People are your company’s most valuable asset. And right now, we’re at a point in history when four different generations of people are all working together—Traditionalists, Baby Boomers, Generation X and Millennials. Since each generation has different values that have been shaped by the world around them, they do not always agree on the way a business should be run. But by understanding the unique needs of each generation, you can take steps to manage them effectively, and keep them engaged and productive on the job. Here’s what you need to know, generation by generation.
Traditionalists (ages 74-91)
Since the majority of this generation is retired, most that still work only do so because they want to; as a result, traditionalists are very engaged on the job. They value structure and rules and have an enormous respect for authority and hierarchy within an organization. They have been working for quite some time and are full of wisdom about their field.
To manage traditionalists, consider the following:
- Offer a flexible work schedule and let them determine the best way for them to contribute.
- Allow them to function as mentors to younger staff members, and as advisors to committees.
- Be sure they have clearly defined roles and responsibilities.
- Show appreciation the “old fashioned” way: In person and through written notes, plaques and awards.
Baby Boomers (ages 55-73)
Baby boomers grew up in a world that rewarded hard work and company loyalty. Perhaps because they are a work-centric bunch, boomers also invented the concept of work-life balance. They have a strong need for control, challenges and accomplishments.
The best way to manage boomers is by:
- Giving them control over how they work. Allow members of this generation to self-manage or work as part of a team, and allow them the option to telecommute.
- Providing recognition for accomplishments and letting them know they are a valuable part of the team.
- Allowing for leadership positions and mentorship to younger employees.
- Challenging them with friendly competition amongst staff members.
Generation X (ages 39-54)
This generation is extremely independent.

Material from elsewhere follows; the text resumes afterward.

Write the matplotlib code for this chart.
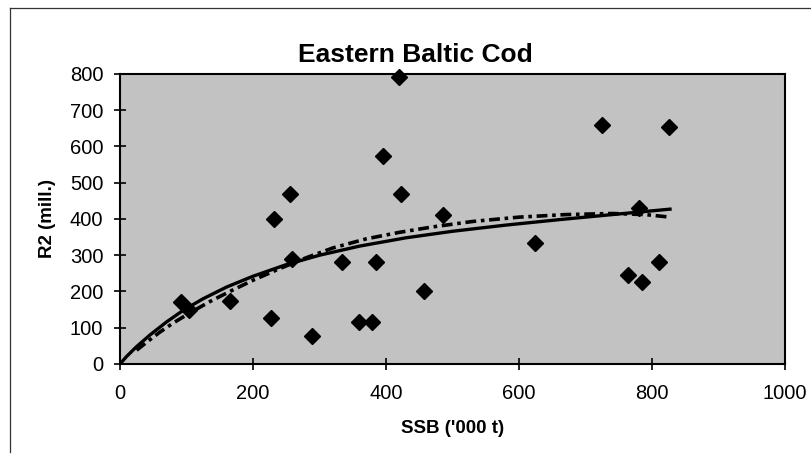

Members are innovative, resourceful and focused on results. As they’ve lived through mergers and downsizing, “Gen Xers” tend to distrust institutions, with a greater reliance on themselves to accomplish their goals.
To manage Generation X workers:
- Allow them to work independently, with the option to collaborate, if desired.
- When assigning a task, be sure to explain its importance. Also, allow Generation X workers to prioritize their own assignments and schedule.
- Offer regular feedback but also information about how to constructively use the information.
- Provide the opportunity for visible recognition and promotion through hard work.
Millennials (ages 23-38)
More so than any other generation, millennials have grown up surrounded by technology and the Internet. As a result, they are tech savvy and socially connected. This generation is also altruistic and wants to make a difference through their contributions to the world around them.
The best ways to manage millennials involve the following:
- Offer ways for millennials to impart their knowledge. They’ve always had the entire world at their fingertips, so they’re quick to research, learn and share.
- Provide room for mentorship. With their thirst for knowledge, millennials are in a great position to learn the ins and outs of their industry through the sage leadership of a career mentor.
- Allow opportunity for socially significant work. Millennials are especially attracted to company missions that help to make the world a better place. They should be involved in special projects that let them put their social mindedness to work for the organization.
Harness the gifts of your entire workforce
The whole is greater than the sum of its parts, and all your workers have talents that add value to your organization. By taking steps to manage each generation in a way that’s appropriate to its members, you’ll be able to maximize the productivity of your individual workers. And that’s just good for business.